§ **Short exercise**
Return a copy of each line that holds the string "file".

§ **Data provided**
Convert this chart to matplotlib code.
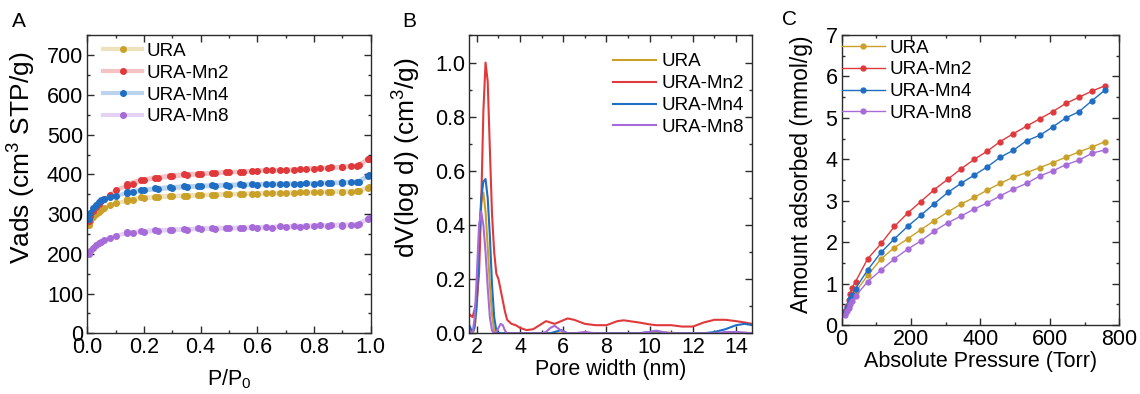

---

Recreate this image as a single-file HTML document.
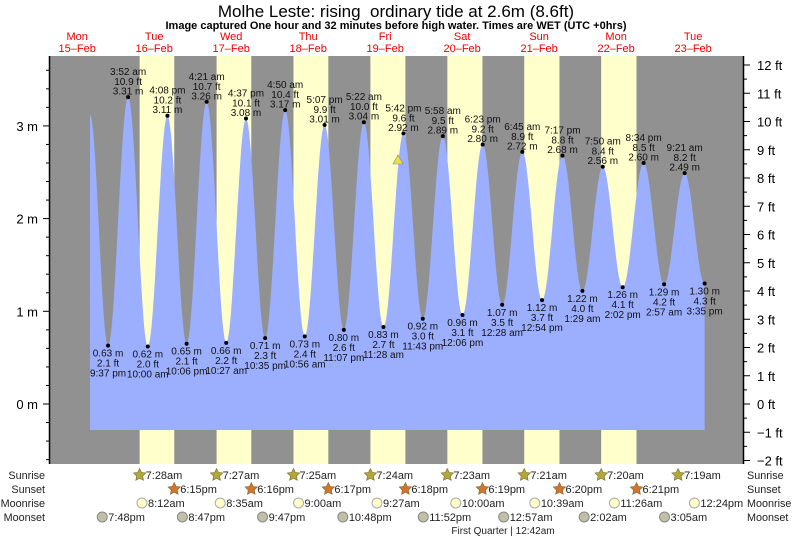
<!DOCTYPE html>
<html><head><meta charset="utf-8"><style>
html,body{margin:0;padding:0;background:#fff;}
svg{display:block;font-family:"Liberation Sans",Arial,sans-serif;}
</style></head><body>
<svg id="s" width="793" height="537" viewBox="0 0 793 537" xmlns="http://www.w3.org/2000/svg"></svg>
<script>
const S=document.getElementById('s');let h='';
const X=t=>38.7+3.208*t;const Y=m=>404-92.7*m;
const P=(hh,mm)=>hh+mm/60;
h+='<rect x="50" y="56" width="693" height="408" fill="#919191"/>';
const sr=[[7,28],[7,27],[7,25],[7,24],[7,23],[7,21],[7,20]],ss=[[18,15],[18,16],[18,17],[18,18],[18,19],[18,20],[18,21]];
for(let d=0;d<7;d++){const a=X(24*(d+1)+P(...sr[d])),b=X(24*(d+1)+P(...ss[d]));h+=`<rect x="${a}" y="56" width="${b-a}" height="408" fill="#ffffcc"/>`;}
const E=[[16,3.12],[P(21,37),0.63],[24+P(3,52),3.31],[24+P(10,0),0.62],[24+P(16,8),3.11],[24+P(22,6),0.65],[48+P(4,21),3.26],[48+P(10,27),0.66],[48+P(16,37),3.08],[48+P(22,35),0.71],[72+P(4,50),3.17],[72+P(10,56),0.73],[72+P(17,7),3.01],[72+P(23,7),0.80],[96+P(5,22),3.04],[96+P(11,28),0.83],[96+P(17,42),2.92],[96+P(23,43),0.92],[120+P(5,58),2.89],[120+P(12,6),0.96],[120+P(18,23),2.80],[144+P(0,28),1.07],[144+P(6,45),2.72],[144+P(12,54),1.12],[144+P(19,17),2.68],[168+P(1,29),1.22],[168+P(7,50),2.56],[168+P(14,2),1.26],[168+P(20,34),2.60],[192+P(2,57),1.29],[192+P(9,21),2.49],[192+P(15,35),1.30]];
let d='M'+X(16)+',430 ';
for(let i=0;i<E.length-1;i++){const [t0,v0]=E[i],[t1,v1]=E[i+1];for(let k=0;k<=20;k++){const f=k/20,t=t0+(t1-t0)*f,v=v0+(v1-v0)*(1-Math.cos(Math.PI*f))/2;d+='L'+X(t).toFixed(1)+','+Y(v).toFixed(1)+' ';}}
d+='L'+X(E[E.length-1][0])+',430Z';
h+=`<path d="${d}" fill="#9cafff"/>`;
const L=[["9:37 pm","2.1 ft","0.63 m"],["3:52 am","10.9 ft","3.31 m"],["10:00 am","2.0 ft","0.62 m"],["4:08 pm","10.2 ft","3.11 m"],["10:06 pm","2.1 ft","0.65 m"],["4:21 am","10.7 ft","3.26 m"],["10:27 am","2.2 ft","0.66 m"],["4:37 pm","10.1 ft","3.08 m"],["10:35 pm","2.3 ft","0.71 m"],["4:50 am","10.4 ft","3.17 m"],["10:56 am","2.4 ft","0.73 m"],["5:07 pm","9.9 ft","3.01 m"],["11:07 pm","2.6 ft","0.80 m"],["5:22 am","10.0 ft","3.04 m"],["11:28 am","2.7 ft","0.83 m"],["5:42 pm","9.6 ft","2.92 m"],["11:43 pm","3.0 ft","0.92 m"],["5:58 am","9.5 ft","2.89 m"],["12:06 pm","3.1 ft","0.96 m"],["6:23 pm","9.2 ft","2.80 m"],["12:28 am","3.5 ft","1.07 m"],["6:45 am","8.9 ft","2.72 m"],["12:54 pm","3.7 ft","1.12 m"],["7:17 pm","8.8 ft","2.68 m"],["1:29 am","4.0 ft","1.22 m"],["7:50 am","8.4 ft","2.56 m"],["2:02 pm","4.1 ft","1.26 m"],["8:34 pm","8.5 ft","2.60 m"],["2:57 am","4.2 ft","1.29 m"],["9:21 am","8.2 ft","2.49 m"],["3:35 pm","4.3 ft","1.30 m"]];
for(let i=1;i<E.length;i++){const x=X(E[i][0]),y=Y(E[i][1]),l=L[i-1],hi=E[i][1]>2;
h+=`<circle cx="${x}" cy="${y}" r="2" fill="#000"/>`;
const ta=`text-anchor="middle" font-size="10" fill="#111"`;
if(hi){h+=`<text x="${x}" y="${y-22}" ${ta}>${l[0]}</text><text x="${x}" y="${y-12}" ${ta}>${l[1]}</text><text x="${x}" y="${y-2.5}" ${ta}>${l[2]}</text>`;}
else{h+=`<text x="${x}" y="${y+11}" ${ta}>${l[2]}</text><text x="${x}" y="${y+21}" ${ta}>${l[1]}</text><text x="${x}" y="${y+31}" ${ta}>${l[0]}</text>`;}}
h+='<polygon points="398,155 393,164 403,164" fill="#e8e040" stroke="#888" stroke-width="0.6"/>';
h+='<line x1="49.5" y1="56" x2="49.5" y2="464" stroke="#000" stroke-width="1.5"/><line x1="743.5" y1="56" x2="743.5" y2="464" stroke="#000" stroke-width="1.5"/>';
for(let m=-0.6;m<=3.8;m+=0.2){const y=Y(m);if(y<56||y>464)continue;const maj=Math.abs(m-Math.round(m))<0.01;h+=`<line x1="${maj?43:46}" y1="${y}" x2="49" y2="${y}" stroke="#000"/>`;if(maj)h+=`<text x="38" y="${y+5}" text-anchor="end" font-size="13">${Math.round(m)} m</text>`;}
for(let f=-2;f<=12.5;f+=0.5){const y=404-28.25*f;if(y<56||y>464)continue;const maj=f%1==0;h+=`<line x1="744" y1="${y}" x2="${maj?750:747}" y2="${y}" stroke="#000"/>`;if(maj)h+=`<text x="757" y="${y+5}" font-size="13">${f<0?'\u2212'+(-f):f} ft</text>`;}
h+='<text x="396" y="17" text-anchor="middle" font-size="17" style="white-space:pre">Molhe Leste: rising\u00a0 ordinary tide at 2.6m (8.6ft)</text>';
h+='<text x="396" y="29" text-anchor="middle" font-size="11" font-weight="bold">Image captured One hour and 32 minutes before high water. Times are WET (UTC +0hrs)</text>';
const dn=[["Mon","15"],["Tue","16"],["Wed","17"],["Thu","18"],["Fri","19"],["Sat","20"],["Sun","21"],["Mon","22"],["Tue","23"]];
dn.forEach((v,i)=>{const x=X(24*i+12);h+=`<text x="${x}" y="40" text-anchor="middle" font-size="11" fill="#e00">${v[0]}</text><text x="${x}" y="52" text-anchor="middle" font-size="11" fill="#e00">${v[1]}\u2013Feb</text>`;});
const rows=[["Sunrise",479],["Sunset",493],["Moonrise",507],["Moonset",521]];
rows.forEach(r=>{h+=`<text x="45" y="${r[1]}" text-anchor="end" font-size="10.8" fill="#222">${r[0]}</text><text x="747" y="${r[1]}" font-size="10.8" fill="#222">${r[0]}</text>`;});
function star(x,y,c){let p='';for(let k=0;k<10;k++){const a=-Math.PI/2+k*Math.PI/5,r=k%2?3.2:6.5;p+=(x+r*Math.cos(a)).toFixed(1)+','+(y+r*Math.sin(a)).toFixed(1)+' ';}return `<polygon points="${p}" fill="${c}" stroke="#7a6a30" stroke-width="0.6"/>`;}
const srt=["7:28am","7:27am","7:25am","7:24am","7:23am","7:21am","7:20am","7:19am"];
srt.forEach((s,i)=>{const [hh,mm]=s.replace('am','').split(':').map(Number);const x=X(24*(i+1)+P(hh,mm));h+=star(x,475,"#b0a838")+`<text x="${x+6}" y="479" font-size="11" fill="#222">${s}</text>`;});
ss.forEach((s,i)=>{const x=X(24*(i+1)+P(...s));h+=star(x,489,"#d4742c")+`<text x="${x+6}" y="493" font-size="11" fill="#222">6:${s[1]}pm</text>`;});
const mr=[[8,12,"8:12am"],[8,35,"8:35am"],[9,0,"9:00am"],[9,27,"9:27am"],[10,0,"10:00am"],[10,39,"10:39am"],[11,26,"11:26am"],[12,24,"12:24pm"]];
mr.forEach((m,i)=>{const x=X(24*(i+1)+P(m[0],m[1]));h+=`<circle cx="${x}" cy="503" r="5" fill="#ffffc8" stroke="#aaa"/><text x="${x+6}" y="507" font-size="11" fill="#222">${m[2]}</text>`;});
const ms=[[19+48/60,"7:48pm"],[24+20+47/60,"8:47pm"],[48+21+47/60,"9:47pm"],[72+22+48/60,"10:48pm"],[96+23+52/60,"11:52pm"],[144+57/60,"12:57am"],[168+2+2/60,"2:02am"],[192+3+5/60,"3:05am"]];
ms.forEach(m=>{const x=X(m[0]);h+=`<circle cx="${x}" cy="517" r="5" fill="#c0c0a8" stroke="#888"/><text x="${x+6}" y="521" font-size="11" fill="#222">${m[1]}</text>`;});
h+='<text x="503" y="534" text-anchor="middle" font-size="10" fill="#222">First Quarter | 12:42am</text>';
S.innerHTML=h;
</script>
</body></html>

---

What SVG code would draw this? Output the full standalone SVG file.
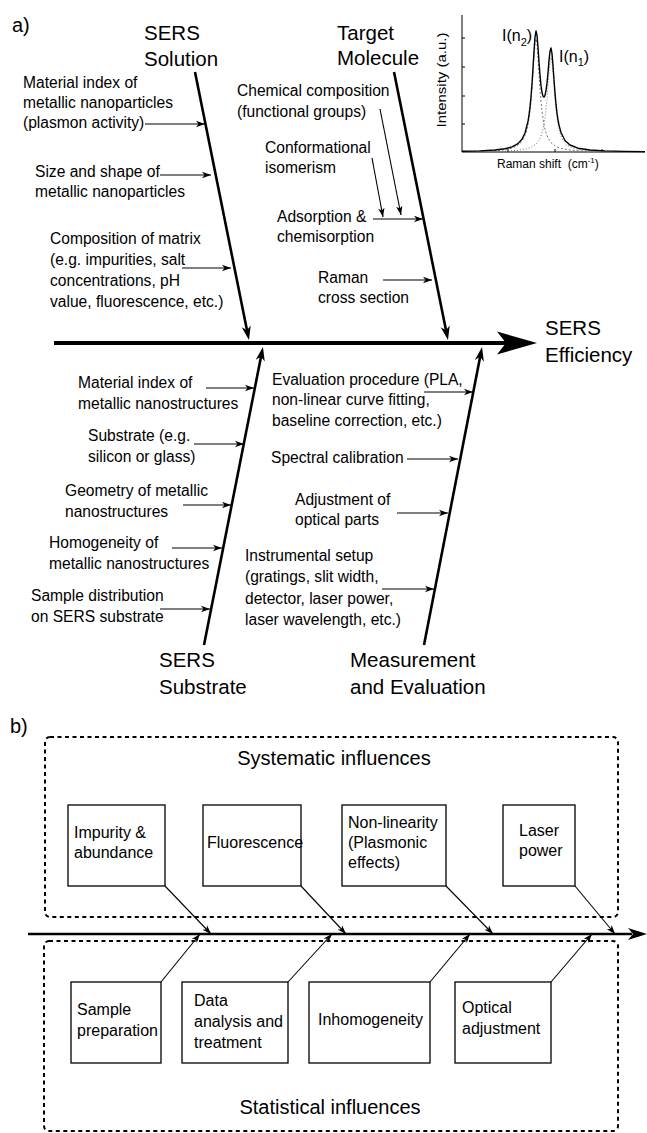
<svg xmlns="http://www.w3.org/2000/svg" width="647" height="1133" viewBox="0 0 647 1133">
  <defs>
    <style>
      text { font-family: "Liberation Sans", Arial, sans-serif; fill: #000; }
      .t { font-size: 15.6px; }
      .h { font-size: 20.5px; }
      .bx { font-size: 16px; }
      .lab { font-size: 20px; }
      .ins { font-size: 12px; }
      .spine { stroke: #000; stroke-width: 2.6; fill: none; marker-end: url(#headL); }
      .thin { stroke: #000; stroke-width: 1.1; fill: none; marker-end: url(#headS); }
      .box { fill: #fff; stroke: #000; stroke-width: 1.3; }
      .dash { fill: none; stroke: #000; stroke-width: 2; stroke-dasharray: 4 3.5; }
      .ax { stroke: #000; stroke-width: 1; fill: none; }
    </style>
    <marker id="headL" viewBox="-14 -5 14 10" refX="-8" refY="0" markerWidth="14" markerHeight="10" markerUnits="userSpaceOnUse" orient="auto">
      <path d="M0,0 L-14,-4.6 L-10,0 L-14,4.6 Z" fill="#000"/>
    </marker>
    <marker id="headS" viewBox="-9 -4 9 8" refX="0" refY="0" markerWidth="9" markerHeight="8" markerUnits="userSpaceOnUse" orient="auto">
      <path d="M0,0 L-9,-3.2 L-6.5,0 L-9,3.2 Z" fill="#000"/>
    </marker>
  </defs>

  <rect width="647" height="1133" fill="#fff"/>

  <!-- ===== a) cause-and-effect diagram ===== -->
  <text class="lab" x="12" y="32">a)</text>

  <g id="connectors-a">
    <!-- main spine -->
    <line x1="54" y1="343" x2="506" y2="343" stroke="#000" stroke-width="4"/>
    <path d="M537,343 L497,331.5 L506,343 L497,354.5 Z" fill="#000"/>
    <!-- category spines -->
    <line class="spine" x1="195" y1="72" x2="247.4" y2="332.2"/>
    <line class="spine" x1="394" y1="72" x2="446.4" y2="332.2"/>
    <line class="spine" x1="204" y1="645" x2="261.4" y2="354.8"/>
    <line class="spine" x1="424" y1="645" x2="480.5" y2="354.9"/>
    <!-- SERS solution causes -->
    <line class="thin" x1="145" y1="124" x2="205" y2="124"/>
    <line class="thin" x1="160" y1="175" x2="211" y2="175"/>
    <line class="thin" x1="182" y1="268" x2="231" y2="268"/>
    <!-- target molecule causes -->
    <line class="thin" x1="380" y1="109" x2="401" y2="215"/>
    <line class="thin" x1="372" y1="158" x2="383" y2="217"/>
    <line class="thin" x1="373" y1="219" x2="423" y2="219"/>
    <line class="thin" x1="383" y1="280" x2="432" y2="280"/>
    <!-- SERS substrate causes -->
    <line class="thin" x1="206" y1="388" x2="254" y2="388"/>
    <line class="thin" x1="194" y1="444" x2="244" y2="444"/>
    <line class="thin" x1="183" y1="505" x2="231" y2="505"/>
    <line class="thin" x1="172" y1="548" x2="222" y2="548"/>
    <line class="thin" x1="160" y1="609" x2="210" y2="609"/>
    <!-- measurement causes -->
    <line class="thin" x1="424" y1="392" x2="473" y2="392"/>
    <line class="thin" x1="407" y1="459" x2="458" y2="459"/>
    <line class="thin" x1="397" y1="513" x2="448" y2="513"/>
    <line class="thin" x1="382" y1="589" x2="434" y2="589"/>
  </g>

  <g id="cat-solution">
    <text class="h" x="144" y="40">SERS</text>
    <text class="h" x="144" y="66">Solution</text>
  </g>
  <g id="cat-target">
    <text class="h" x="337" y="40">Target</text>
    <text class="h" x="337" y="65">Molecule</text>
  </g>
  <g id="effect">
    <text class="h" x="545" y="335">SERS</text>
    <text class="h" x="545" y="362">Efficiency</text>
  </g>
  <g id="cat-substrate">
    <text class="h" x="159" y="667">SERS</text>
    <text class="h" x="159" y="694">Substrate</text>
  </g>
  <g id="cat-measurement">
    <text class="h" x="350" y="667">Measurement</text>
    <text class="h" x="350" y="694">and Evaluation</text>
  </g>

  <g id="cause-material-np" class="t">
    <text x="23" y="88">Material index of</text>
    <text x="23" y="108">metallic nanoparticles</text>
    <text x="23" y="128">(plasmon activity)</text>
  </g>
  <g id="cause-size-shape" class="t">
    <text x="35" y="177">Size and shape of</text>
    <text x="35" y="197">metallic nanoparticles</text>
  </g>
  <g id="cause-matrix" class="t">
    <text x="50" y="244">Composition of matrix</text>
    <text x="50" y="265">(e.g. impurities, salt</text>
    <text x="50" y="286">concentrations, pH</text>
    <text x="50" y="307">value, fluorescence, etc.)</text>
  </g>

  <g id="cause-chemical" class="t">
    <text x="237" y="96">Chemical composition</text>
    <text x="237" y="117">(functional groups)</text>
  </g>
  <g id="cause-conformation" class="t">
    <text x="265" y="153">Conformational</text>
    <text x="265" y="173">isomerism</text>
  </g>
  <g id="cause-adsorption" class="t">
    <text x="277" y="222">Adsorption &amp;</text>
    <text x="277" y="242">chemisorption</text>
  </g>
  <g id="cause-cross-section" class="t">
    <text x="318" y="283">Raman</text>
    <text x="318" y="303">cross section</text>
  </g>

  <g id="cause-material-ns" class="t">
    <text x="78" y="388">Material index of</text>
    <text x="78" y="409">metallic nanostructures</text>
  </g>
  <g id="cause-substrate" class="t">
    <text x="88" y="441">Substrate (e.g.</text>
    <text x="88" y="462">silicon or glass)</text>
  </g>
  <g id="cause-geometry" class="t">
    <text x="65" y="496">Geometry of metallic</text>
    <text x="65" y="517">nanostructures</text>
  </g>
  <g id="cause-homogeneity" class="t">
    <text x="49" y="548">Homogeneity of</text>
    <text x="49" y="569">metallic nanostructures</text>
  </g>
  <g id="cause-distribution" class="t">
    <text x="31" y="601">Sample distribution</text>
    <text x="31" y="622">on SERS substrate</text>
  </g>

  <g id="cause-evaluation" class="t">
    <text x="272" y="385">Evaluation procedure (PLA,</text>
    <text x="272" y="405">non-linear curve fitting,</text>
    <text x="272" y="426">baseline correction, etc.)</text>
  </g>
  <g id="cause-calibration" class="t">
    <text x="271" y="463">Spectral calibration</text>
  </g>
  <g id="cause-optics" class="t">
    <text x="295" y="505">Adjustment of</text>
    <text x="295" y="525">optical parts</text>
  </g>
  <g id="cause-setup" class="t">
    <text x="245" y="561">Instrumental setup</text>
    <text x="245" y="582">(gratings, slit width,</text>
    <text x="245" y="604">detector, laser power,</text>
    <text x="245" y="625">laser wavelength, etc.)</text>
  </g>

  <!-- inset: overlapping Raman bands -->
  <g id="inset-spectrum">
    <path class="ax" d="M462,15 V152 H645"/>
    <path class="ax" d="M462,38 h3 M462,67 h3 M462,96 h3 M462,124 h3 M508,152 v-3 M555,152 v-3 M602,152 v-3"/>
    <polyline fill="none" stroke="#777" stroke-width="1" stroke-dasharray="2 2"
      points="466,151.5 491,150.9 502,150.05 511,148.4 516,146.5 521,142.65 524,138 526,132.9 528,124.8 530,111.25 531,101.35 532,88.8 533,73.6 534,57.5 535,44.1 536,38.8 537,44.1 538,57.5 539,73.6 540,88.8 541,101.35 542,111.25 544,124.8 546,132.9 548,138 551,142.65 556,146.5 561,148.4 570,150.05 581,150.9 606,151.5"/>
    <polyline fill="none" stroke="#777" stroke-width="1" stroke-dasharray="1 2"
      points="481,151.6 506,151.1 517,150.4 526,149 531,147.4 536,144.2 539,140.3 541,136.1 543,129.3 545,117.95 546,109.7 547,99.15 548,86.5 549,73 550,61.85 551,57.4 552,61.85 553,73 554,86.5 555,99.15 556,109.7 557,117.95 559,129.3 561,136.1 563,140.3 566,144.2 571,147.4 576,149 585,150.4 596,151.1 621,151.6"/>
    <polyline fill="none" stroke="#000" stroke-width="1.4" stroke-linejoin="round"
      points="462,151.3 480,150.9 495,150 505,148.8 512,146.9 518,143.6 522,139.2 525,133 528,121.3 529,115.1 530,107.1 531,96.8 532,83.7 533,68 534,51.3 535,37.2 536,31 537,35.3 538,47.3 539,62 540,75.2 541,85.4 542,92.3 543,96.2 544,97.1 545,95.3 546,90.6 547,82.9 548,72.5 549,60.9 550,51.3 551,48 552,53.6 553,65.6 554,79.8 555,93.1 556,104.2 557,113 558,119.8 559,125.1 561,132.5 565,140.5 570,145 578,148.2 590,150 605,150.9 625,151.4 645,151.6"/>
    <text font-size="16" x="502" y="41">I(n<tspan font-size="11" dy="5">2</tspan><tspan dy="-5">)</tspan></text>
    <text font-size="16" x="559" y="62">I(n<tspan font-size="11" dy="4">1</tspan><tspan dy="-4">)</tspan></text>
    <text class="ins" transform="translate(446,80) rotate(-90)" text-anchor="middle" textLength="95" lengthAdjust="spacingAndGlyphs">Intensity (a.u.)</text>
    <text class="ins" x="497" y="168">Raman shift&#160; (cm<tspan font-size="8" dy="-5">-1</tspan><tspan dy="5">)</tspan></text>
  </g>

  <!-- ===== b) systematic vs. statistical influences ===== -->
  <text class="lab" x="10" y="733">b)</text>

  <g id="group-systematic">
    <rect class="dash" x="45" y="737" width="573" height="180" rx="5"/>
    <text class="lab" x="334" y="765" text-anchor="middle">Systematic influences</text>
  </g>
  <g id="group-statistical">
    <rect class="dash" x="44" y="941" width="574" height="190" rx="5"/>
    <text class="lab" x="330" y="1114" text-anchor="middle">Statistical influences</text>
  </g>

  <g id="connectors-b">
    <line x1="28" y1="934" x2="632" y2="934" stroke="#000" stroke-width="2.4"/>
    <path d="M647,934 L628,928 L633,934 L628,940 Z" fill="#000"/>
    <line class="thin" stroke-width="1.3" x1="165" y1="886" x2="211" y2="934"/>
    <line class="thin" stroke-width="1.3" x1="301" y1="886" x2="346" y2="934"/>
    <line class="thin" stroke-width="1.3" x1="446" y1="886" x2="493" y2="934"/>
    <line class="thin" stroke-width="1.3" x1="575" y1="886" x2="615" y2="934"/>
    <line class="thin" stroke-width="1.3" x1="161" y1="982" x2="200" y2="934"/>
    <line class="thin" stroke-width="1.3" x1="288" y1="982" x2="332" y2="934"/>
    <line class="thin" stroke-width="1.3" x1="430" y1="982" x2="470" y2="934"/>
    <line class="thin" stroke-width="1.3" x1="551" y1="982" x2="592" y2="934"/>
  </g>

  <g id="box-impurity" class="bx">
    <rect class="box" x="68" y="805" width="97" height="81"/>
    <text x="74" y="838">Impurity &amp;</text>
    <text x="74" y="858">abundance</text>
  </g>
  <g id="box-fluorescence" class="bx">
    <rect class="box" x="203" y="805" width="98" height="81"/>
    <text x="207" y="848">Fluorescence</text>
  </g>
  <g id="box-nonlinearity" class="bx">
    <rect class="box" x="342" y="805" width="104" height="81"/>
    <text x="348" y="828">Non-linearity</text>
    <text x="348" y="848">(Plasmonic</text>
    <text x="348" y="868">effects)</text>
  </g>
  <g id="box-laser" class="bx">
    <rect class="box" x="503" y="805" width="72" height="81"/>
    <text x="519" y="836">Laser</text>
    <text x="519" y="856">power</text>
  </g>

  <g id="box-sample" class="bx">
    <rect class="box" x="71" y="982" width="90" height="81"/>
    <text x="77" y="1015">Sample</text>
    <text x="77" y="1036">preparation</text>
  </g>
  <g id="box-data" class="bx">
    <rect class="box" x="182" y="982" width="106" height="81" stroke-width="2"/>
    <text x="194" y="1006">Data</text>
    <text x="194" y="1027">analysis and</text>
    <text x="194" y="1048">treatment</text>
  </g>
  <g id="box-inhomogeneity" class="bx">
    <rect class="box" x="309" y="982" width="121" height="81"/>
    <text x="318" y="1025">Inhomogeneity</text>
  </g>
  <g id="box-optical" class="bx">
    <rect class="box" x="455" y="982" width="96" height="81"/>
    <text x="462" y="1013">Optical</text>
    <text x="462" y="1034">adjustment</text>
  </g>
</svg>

§ **Answer to the task**
Recreate this image as a single-file HTML document.
What SVG code would draw this? Output the full standalone SVG file.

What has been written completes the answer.